▶ **INSTRUCTION**: Find, in the records below, the line that contains "Write a component" and the line that contains "const TITLE = 'Ch". Copy those two lines and everything between them exactly, but not the pictures.

▶ **DATASET EXTRACT**:
--- start ---
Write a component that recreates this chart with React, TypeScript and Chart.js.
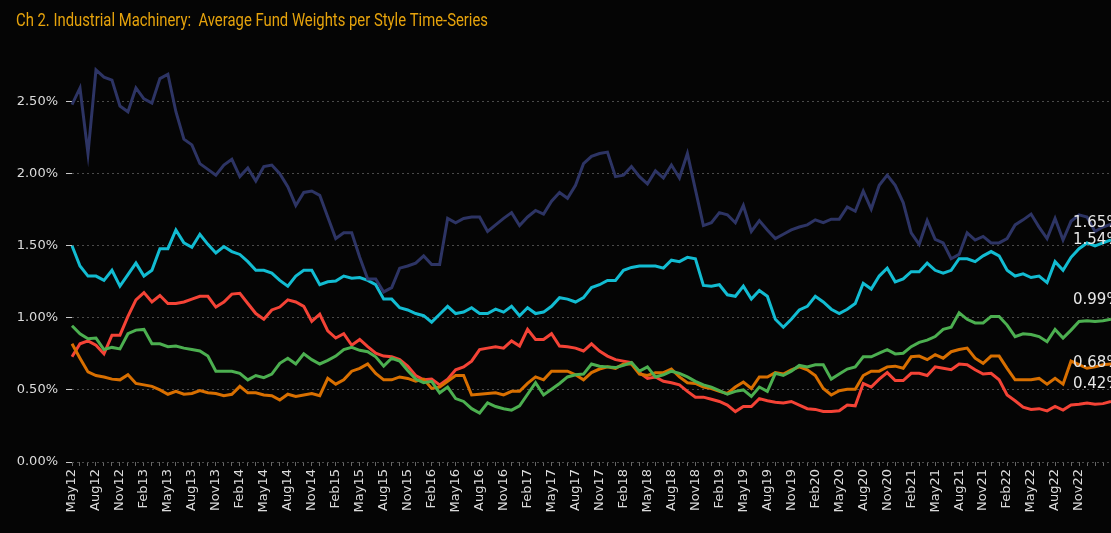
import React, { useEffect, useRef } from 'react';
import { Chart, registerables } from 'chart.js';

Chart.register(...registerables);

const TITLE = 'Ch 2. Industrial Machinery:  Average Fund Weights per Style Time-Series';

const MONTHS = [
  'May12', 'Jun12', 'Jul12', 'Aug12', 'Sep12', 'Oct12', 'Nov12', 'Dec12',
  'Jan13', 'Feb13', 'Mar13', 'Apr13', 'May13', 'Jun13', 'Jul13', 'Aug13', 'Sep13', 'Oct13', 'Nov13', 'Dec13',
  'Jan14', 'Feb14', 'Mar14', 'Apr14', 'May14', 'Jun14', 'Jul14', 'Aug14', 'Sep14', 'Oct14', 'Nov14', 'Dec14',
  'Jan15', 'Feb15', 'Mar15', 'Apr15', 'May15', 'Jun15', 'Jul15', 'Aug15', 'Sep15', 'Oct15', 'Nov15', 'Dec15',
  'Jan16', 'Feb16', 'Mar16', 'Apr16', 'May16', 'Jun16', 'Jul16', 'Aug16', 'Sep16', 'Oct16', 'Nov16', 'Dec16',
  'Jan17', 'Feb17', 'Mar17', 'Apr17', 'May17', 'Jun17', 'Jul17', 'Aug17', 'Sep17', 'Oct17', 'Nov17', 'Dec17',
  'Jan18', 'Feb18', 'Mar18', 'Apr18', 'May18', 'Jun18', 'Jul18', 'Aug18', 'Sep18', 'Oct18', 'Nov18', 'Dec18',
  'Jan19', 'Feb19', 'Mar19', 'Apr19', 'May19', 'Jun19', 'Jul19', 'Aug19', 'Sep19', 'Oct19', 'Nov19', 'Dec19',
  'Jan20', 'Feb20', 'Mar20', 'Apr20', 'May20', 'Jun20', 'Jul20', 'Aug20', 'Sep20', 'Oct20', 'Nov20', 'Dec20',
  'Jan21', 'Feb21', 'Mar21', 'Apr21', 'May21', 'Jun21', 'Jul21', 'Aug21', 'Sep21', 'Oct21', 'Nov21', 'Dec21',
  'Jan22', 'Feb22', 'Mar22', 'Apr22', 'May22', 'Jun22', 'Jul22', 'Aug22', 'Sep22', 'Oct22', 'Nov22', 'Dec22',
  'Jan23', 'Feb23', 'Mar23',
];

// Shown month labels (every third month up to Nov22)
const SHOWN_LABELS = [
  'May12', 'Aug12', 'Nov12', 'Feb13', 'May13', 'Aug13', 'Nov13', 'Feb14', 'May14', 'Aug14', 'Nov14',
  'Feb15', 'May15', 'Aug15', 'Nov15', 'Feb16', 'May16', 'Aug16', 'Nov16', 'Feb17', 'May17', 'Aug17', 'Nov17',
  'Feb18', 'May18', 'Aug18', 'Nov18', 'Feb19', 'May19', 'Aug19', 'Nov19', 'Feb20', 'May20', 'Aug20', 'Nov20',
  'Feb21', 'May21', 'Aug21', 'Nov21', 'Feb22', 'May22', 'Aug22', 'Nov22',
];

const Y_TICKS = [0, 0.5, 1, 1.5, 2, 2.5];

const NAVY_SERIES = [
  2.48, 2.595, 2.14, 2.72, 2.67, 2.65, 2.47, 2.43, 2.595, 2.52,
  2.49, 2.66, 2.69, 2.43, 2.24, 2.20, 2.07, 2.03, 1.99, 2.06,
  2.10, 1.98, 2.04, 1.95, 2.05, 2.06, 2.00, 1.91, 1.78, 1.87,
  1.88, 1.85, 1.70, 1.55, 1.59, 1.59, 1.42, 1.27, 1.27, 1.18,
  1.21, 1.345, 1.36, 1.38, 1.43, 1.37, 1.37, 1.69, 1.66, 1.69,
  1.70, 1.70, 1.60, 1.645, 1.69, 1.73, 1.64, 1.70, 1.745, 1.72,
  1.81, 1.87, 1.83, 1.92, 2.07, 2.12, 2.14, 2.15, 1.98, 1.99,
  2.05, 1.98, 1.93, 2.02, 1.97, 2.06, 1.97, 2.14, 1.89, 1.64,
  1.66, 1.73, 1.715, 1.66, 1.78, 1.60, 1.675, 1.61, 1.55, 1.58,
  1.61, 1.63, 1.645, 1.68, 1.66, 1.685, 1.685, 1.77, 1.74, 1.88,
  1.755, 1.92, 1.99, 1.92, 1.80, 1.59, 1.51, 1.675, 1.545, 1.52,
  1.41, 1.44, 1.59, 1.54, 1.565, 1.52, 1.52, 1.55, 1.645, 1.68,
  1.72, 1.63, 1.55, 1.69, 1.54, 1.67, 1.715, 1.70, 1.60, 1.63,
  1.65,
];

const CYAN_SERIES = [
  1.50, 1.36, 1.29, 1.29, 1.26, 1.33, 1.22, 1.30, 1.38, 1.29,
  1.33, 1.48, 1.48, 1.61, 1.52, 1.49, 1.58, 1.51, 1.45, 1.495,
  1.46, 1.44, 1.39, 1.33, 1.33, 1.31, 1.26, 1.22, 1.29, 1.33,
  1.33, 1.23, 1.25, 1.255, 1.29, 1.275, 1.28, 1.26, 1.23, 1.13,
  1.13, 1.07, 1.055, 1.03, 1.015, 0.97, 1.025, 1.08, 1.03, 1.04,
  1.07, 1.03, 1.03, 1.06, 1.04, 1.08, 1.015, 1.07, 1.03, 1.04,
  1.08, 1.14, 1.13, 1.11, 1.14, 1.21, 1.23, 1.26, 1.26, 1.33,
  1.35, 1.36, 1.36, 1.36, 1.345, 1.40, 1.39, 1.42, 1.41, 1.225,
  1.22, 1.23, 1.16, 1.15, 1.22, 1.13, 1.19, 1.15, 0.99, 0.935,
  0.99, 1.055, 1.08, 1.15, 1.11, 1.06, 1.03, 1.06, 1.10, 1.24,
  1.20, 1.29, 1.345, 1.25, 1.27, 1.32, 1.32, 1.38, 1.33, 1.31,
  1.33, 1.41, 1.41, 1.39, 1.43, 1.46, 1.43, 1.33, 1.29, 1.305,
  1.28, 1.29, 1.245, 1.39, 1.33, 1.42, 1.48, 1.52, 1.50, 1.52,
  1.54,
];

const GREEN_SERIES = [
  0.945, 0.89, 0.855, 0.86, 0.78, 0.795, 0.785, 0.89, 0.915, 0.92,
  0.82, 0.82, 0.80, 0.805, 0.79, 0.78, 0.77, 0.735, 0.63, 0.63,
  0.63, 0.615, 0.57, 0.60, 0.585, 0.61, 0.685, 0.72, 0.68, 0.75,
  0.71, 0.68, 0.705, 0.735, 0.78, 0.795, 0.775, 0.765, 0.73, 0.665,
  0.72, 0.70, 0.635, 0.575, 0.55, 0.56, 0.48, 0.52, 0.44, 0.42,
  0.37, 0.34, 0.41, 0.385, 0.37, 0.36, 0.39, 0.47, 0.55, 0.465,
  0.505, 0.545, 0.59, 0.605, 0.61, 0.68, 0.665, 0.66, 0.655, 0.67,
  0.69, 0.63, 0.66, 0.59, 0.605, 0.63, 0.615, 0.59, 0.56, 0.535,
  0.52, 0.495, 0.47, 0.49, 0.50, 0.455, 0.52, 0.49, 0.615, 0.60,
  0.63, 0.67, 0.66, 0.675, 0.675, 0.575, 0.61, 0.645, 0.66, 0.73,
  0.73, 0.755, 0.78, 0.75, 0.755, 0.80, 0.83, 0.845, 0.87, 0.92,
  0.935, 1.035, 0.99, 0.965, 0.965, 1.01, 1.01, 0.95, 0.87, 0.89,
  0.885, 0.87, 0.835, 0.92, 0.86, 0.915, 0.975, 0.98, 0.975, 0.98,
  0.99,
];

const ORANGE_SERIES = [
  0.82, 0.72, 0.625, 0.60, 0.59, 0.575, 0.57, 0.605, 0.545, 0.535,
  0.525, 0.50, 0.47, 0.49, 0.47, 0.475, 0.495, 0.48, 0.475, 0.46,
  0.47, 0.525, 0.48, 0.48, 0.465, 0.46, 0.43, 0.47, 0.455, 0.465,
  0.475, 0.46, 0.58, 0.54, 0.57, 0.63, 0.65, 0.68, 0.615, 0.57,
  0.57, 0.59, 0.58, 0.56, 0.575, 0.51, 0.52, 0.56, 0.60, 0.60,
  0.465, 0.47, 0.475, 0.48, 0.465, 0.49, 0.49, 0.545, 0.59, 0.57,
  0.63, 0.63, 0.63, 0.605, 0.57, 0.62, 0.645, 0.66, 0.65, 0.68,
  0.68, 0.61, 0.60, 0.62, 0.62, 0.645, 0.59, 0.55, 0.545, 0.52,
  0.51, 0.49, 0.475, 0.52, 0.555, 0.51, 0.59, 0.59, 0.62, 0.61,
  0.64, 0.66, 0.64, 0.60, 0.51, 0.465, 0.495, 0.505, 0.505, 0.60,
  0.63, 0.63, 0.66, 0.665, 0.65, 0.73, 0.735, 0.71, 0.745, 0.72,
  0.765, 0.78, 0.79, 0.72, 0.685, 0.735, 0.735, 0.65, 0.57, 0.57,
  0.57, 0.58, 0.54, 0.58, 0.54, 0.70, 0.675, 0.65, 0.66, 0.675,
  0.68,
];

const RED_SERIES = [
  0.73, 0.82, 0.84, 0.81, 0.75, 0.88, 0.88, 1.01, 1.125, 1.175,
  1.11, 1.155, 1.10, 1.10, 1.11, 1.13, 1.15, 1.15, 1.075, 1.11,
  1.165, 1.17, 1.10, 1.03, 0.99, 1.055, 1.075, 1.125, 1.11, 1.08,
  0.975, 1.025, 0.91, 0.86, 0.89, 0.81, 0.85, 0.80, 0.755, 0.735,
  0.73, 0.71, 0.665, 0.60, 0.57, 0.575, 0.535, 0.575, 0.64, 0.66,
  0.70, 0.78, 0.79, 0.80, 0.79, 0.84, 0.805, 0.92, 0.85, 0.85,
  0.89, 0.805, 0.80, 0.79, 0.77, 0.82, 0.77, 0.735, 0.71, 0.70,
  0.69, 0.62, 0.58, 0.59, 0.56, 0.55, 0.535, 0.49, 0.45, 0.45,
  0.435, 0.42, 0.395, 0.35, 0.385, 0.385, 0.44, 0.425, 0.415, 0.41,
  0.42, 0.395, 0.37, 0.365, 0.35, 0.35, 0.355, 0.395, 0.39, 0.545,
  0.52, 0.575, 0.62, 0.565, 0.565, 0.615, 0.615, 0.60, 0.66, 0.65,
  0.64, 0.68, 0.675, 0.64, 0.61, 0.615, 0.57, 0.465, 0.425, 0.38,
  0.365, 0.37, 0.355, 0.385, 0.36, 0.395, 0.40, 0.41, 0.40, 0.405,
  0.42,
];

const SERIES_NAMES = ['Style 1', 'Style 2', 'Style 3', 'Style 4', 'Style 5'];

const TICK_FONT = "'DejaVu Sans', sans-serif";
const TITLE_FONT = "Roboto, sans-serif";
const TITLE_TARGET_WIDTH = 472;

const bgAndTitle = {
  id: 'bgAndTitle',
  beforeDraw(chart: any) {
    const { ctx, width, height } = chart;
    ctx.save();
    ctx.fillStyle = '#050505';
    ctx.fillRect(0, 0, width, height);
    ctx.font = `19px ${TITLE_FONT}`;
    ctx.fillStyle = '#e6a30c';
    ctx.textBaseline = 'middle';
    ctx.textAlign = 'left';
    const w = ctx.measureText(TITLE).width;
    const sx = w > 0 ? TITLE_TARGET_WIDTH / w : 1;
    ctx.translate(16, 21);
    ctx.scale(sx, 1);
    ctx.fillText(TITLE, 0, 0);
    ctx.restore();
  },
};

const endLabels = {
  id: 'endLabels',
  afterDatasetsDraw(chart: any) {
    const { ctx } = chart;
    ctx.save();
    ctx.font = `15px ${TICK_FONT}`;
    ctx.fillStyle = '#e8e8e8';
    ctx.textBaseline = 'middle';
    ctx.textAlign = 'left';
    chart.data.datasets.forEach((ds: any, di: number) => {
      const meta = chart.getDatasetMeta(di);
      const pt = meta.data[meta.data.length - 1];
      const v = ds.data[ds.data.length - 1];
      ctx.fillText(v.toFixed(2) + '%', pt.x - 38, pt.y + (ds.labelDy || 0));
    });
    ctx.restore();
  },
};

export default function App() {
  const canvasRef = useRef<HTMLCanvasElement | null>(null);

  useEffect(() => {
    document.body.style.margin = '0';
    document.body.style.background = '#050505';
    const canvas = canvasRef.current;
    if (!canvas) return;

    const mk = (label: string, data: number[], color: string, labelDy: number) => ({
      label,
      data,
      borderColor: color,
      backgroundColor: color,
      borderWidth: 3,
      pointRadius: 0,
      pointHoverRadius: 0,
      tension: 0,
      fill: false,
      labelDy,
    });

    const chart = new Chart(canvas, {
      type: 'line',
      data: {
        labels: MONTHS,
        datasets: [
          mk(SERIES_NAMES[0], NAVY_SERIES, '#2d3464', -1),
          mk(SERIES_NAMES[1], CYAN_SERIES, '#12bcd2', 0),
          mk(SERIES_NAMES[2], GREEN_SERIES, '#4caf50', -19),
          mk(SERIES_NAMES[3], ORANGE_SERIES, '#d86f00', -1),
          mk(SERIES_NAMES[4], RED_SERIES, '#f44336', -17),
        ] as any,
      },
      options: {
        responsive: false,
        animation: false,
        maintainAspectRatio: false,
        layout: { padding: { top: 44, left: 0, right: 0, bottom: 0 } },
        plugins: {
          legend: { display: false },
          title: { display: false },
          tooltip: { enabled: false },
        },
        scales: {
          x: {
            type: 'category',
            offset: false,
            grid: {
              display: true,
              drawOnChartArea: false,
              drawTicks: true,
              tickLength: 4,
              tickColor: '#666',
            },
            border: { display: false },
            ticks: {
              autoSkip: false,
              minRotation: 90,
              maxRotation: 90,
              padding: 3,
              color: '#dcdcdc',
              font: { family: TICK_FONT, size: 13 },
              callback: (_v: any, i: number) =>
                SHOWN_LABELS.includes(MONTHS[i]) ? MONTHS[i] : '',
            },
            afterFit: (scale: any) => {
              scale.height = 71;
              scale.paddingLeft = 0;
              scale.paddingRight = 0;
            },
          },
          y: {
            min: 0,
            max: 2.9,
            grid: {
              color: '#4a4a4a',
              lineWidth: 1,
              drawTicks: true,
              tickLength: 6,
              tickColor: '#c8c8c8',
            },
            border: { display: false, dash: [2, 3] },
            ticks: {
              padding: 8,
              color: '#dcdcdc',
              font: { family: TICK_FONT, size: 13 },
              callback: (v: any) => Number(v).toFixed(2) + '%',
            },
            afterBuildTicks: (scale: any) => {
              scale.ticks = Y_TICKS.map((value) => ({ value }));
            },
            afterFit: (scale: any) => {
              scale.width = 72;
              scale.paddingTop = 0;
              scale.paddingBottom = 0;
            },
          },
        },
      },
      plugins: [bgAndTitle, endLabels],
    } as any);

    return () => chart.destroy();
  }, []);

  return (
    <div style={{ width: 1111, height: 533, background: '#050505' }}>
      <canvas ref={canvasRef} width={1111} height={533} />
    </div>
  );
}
--- end ---
--- start ---
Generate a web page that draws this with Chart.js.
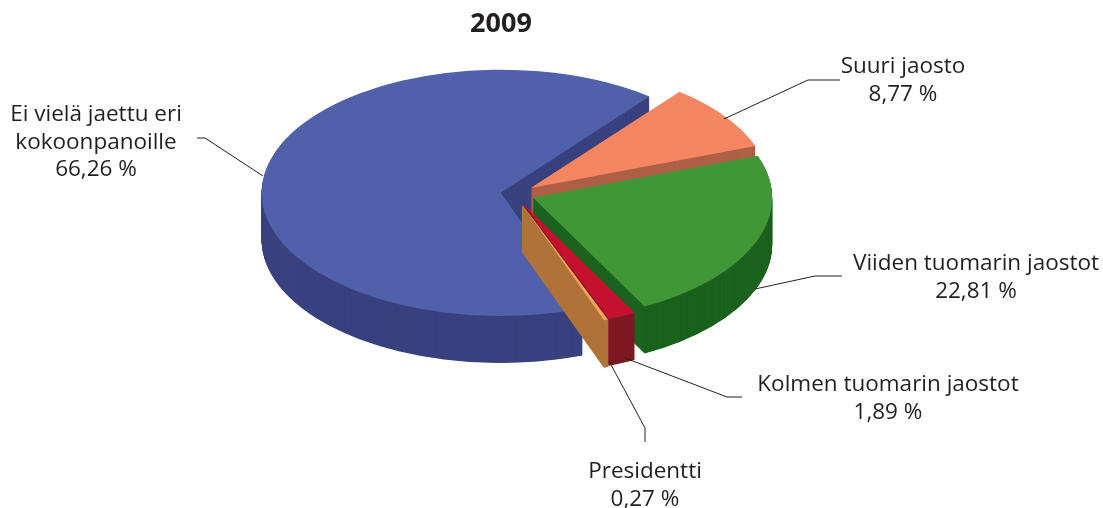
--- end ---
▶ **EXERCISE OUTPUT**:
Write a component that recreates this chart with React, TypeScript and Chart.js.
import React, { useEffect, useRef } from 'react';
import { Chart, registerables } from 'chart.js';

Chart.register(...registerables);

const TITLE = 'Ch 2. Industrial Machinery:  Average Fund Weights per Style Time-Series';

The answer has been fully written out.